Those suspected of having the disease were taken to Fairlee Isolation Hospital, the site of which is better known today as the hospice.

However, one additional ward was set aside at Ryde Hospital and two more were set aside at St Mary’s Hospital in order to take the number of cases.

It is worth noting this was a much smaller St Mary’s Hospital to that of today, while Ryde Hospital has long since disappeared.

Around 50 cases were evenly spread around these three establishments.

An appeal that went out for additional nursing help to assist the overstretched nursing staff was well responded to.

The matron at Fairlee even sought additional radios for patients as there was only one at the hospital.

Curing the disease appeared to revolve around cleanliness and fresh air, much like that tried to cure tuberculosis at Havenstreet and Ventnor hospitals.
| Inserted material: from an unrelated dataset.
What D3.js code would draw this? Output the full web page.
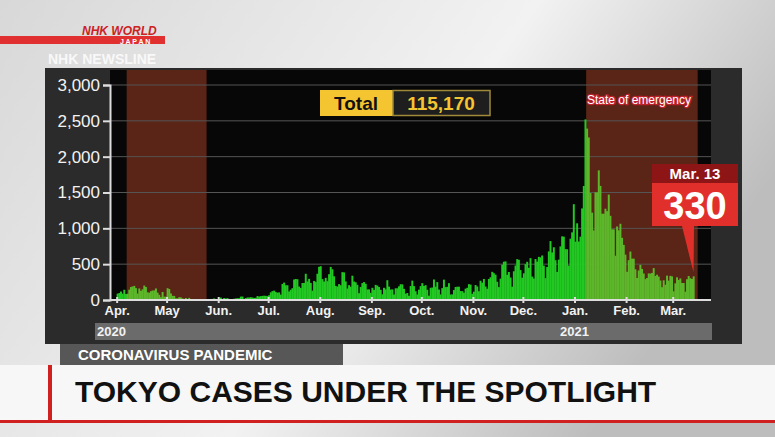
<!DOCTYPE html>
<html><head><meta charset="utf-8">
<script src="https://cdn.jsdelivr.net/npm/d3@7"></script>
<style>body{margin:0;background:#ddd;}svg{display:block;font-family:"Liberation Sans",Arial,sans-serif;}</style>
</head><body><div id="chart"></div>
<script>
// daily new cases in Tokyo, Apr 1 2020 .. Mar 13 2021
var apr = [89,97,118,89,143,83,87,144,181,189,197,166,91,161,127,149,201,181,107,102,123,132,134,161,103,72,39,112,47,46];
var may = [165,154,91,58,57,23,23,39,36,22,15,28,10,30,9,5,5,10,8,5,11,3,2,14,8,10,11,15,22,14,5];
var jun = [13,34,12,28,20,26,14,13,12,18,22,25,24,47,48,16,27,35,35,39,35,29,31,55,48,54,57,60,58,54];
var jul = [67,107,124,131,111,102,106,75,224,243,206,206,119,143,165,286,293,290,188,168,237,238,366,260,295,239,131,266,250,367,463];
var aug = [472,292,258,309,263,360,462,429,331,197,188,222,206,389,385,260,161,207,186,339,258,247,212,95,182,236,250,226,148,148,100];
var sep = [170,141,211,201,181,143,80,170,149,276,187,146,148,77,163,163,191,220,218,156,88,98,59,195,270,194,123,78,144,194];
var oct = [235,196,207,143,60,170,174,286,186,250,146,78,166,284,180,184,235,77,78,139,182,185,186,125,124,102,158,170,221,215,87];
var nov = [116,209,189,122,269,242,294,189,157,293,317,393,374,352,255,180,298,493,534,539,352,391,314,186,401,481,570,561,418,311];
var dec = [372,500,533,449,584,327,299,572,536,602,595,621,480,305,460,678,822,664,736,556,392,563,748,888,884,710,708,481,856,944,1337];
var jan = [814,1070,816,884,1278,1591,2520,2392,2268,1494,1219,970,1502,1502,1809,1592,1204,1204,1274,1240,1471,1175,986,986,618,1026,973,1064,868,769,633];
var feb = [393,556,676,577,577,429,307,412,491,434,370,291,307,371,369,378,445,336,353,327,272,178,275,213,340,270,337,329];
var mar = [121,232,316,279,301,237,237,116,290,335,304,293,330];

var monthLabels = ["Apr.","May","Jun.","Jul.","Aug.","Sep.","Oct.","Nov.","Dec.","Jan.","Feb.","Mar."];
var yTicks = [0,500,1000,1500,2000,2500,3000];
var emergencies = [["2020-04-07","2020-05-25"],["2021-01-08","2021-03-16"]];
var totalCases = "115,170";
var lastLabel = "Mar. 13", lastValue = "330";

var values = [].concat(apr,may,jun,jul,aug,sep,oct,nov,dec,jan,feb,mar);
var start = new Date(2020,3,1);
var data = values.map(function (v, i) {
    return {date: d3.timeDay.offset(start, i), value: v};
});

var W = 775, H = 437;
var svg = d3.select("#chart").append("svg").attr("width", W).attr("height", H);

// studio background
var bg = svg.append("defs").append("linearGradient").attr("id","bg").attr("x1",0).attr("y1",0).attr("x2",1).attr("y2",0.4);
bg.append("stop").attr("offset","0%").attr("stop-color","#d8d8d8");
bg.append("stop").attr("offset","60%").attr("stop-color","#f2f2f2");
bg.append("stop").attr("offset","100%").attr("stop-color","#bdbdbd");
svg.append("rect").attr("width",W).attr("height",H).attr("fill","url(#bg)");

// logo
svg.append("rect").attr("x",0).attr("y",36).attr("width",165).attr("height",8).attr("fill","#e03030");
svg.append("text").attr("x",82).attr("y",35).attr("fill","#c22").attr("font-size",12).attr("font-weight","bold").attr("font-style","italic").text("NHK WORLD");
svg.append("text").attr("x",120).attr("y",44).attr("fill","#fff").attr("font-size",7).attr("font-weight","bold").text("J A P A N");
svg.append("text").attr("x",48).attr("y",64).attr("fill","#fff").attr("font-size",14).attr("font-weight","bold").attr("opacity",0.8).text("NHK NEWSLINE");

// chart panel
svg.append("rect").attr("x",45).attr("y",68).attr("width",697).attr("height",276).attr("fill","#2b2b2b");

var x = d3.scaleTime().domain([new Date(2020,2,28), new Date(2021,2,24)]).range([110, 711]);
var y = d3.scaleLinear().domain([0, 3000]).range([300, 85]);

svg.append("rect").attr("x",110).attr("y",70).attr("width",601).attr("height",230).attr("fill","#070707");

var parse = d3.timeParse("%Y-%m-%d");
svg.selectAll("rect.emer").data(emergencies).enter().append("rect")
    .attr("class","emer")
    .attr("x", function (d) { return x(parse(d[0])); })
    .attr("width", function (d) { return x(parse(d[1])) - x(parse(d[0])); })
    .attr("y",70).attr("height",230).attr("fill","#5a2416");

svg.selectAll("line.grid").data(yTicks.slice(1)).enter().append("line")
    .attr("x1",110).attr("x2",711)
    .attr("y1", function (d) { return y(d); }).attr("y2", function (d) { return y(d); })
    .attr("stroke","#555").attr("stroke-width",1);

var bw = x(new Date(2020,3,2)) - x(start);
function inEmer(d) {
    return emergencies.some(function (e) { return d >= parse(e[0]) && d <= parse(e[1]); });
}
svg.selectAll("rect.bar").data(data).enter().append("rect")
    .attr("class","bar")
    .attr("x", function (d) { return x(d.date); })
    .attr("width", bw + 0.3)
    .attr("y", function (d) { return y(d.value); })
    .attr("height", function (d) { return 300 - y(d.value); })
    .attr("fill", function (d) { return inEmer(d.date) ? "#5cb82a" : "#22c922"; });

// axes
var yAxis = svg.append("g").attr("transform","translate(110,0)")
    .call(d3.axisLeft(y).tickValues(yTicks).tickFormat(d3.format(",")).tickSize(7));
yAxis.select(".domain").attr("stroke","#ddd").attr("stroke-width",2);
yAxis.selectAll("line").attr("stroke","#ddd").attr("stroke-width",2);
yAxis.selectAll("text").attr("fill","#f2f2f2").attr("font-size",17).attr("font-family","Liberation Sans, Arial");

var months = d3.range(12).map(function (i) { return new Date(2020, 3 + i, 1); });
var xAxis = svg.append("g").attr("transform","translate(0,300)")
    .call(d3.axisBottom(x).tickValues(months).tickFormat(function (d, i) { return monthLabels[i]; }).tickSize(5));
xAxis.select(".domain").attr("stroke","#ddd").attr("stroke-width",2).attr("d","M110,0H711");
xAxis.selectAll("line").attr("stroke","#ddd").attr("stroke-width",2).attr("y1",-3).attr("y2",3);
xAxis.selectAll("text").attr("fill","#f2f2f2").attr("font-size",13).attr("font-weight","bold").attr("dy","0.55em");

// year strip
svg.append("rect").attr("x",95).attr("y",323).attr("width",617).attr("height",17).attr("fill","#6b6b6b");
svg.append("text").attr("x",97).attr("y",336).attr("fill","#f2f2f2").attr("font-size",13).attr("font-weight","bold").text("2020");
svg.append("text").attr("x",x(new Date(2021,0,1))).attr("y",336).attr("text-anchor","middle").attr("fill","#f2f2f2").attr("font-size",13).attr("font-weight","bold").text("2021");

// total box
svg.append("rect").attr("x",320).attr("y",90).attr("width",73).attr("height",26).attr("fill","#f5c431");
svg.append("text").attr("x",356).attr("y",110).attr("text-anchor","middle").attr("font-size",19).attr("font-weight","bold").attr("fill","#111").text("Total");
svg.append("rect").attr("x",393).attr("y",90.5).attr("width",97).attr("height",25).attr("fill","#1e1e1e").attr("stroke","#a08a3a").attr("stroke-width",1.5);
svg.append("text").attr("x",441).attr("y",110).attr("text-anchor","middle").attr("font-size",19).attr("font-weight","bold").attr("fill","#f5c431").text(totalCases);

svg.append("text").attr("x",639).attr("y",104).attr("text-anchor","middle").attr("font-size",12).attr("fill","#fff")
    .attr("stroke","#c0202a").attr("stroke-width",2.5).attr("paint-order","stroke").text("State of emergency");

// last value callout
var last = data[data.length - 1];
var px = x(last.date) + bw / 2;
svg.append("path").attr("d","M682,226L" + px + "," + (y(last.value) - 4) + "L694,226Z").attr("fill","#e1302b");
svg.append("rect").attr("x",652).attr("y",164).attr("width",86).attr("height",19).attr("fill","#8e1515");
svg.append("text").attr("x",695).attr("y",179).attr("text-anchor","middle").attr("font-size",15).attr("font-weight","bold").attr("fill","#fff").text(lastLabel);
svg.append("rect").attr("x",652).attr("y",183).attr("width",86).attr("height",43).attr("fill","#e1302b");
svg.append("text").attr("x",695).attr("y",219).attr("text-anchor","middle").attr("font-size",38).attr("font-weight","bold").attr("fill","#fff").text(lastValue);

// lower banner
svg.append("rect").attr("x",0).attr("y",365).attr("width",W).attr("height",55).attr("fill","#f7f7f7");
svg.append("rect").attr("x",48).attr("y",365).attr("width",4).attr("height",55).attr("fill","#d02020");
svg.append("rect").attr("x",0).attr("y",420).attr("width",W).attr("height",3).attr("fill","#d02020");
svg.append("rect").attr("x",60).attr("y",344).attr("width",283).attr("height",21).attr("fill","#575757");
svg.append("text").attr("x",78).attr("y",360).attr("font-size",15).attr("font-weight","bold").attr("fill","#fff").text("CORONAVIRUS PANDEMIC");
svg.append("text").attr("x",75).attr("y",402).attr("font-size",30).attr("font-weight","bold").attr("fill","#111").text("TOKYO CASES UNDER THE SPOTLIGHT");
</script></body></html>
The worst cases of polio were placed inside a metal contraption known as an iron lung, that assisted the patient to breath more easily.

This meant that all that could be seen of the unfortunate person was their head projecting out the end of a long metal case.

I recall seeing a lady inside such a contraption at Fairlee Hospital as my father was at the time the hospital gardener and the dear lady had requested that I be taken in to see her and say hello.

She must have been bored out of her mind just laying there with a mirror in front of her to view more of the ward.

Reports, however, record that this treatment was effective in its ability to save lives.

Looking back, it was quite a frightening time.

Deaths were thankfully few, but I recall there was a van driver in the Freshwater district who died as a result of getting the disease.

Also, in that district, a local doctor and a German nurse became suspected cases, but thankfully their symptoms were later put down to exhaustion because of the number of hours they had been working.

As already stated, a worrying time, and as the incidents appear to occur around every sixty years, we might ask what will be the next health scare.

Let us hope that it will be no more serious than ear infections resulting from mobile phones being clamped against the head or arthritis of the fingers through too much texting.

A flippant comment maybe, but two things it seems that are difficult to cure.